Lot Essay
Archival research has revealed that work began on this service on 28 April 1741.1 At this time Russia was ruled by a Regent, Anna Leopoldovna, Princess of Mecklenburg, whose son, Tsar Ivan VI, was only two months old when he came to the throne. Anna’s regency of Russia was short-lived because in December 1741 her cousin Elisabeth seized power in a coup d’etat, imprisoning Ivan and his parents in exile.
Lydia Liackhova notes that the Meissen Elizabeth Service appears to have originally been a gift for the Regent, Anna Leopoldovna, but as work on the service was still in progress in November 1741, the eventual recipient was actually Tsarina Elisabeth.2 Surviving archival evidence shows that Elizabeth was not very impressed with the service, presumably because it was too modest in size.3 Empress Elizabeth would have been unaware that Augustus III, the Elector of Saxony, had already commissioned a new service as a Diplomatic gift (which was the St.
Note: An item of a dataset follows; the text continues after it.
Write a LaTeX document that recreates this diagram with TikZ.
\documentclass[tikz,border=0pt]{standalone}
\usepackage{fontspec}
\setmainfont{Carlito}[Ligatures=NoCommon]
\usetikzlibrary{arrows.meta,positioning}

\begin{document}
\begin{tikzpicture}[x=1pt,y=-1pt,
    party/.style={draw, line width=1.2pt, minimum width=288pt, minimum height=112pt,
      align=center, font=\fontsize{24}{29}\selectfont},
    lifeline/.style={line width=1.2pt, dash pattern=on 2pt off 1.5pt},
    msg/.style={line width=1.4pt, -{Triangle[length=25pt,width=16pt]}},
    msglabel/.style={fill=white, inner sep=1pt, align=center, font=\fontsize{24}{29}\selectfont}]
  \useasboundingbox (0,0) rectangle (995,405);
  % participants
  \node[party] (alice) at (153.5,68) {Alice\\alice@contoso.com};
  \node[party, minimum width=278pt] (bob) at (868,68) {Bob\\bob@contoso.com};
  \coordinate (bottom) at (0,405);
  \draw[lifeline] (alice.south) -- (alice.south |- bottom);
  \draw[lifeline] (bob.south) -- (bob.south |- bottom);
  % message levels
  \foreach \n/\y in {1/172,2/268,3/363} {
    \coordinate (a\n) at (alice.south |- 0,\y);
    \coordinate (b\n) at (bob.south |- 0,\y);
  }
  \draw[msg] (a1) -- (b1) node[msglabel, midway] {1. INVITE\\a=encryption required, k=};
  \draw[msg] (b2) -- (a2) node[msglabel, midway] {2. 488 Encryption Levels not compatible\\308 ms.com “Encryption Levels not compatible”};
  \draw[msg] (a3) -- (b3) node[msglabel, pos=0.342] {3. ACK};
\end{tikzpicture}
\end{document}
Andrew First Called Service). Once word of Elizabeth’s dissatisfaction reached Dresden in 1744, work on a supplement to aggrandize the existing Elizabeth Service was begun.
As Liackhova notes, there are stylistic differences between the first delivery of the service and the second delivery. The first delivery (intended for Anna Leopoldovna but received by Elizabeth), had indianische Blumen painted at the centres, with birds perched on the branches.4 The supplement, which was created between 1744 and 1745, had Holzschnitt Blumen (flowers derived from prints) at the centres. The present pair of plates must therefore have been part of the supplement, which was created specifically for Empress Elizabeth as a Diplomatic gift. The gift was an attempt to secure Russia’s assistance against Frederick The Great of Prussia. The St. Andrew First Called Service arrived in July 1745, and in October 1745 the empress finally agreed to help Saxony.5
1. Lydia Liackhova, ‘In a Porcelain Mirror, Reflections of Russia from Peter I to Empress Elizabeth’ in Maureen Cassidy-Geiger (Ed.), Fragile Diplomacy, Bard Graduate Center Exhibition Catalogue, 2007, p. 73.
2. Lydia Liackhova, ibid., 2007, p. 73.
3. In a report on the Empress in the summer of 1744, the Saxon Ambassador to Russia wrote that ‘on the Order’s festival H.I.M. – having shown that the porcelain with which She was served for the dessert displeased her, the Minister mentioned, who discovered this by chance, eulogised the porcelain of Saxony and H.M. Empr. – replied to him that she did not believe she had a complete service of this porcelain, and assured H.M. the Empr. – that if H.M. the King – knew of this he would be persuaded to remedy it immediately’, citing Tobias Burg, Lydia Liackhova and Ulrich Pietsch, ‘Das Andreas-Service’ in Pietsch (Ed.), Meissen for the Czars, Exhibition Catalogue, Munich, 2004, p. 66.
4. For an illustration of pieces from this first supplement, see Lydia Liackhova, ‘Das Elizabeth-Service’ in Pietsch (Ed.), Meissen für die Zaren, 2004, pp. 59-61. Pieces from the supplement are illustrated pp. 62-65.
5. For the background of the ‘St. Andrew First Called Service’, which evolved at the same time as the ‘Elizabeth Service’, see Lydia Liackhova, ibid., 2007, pp. 72-74.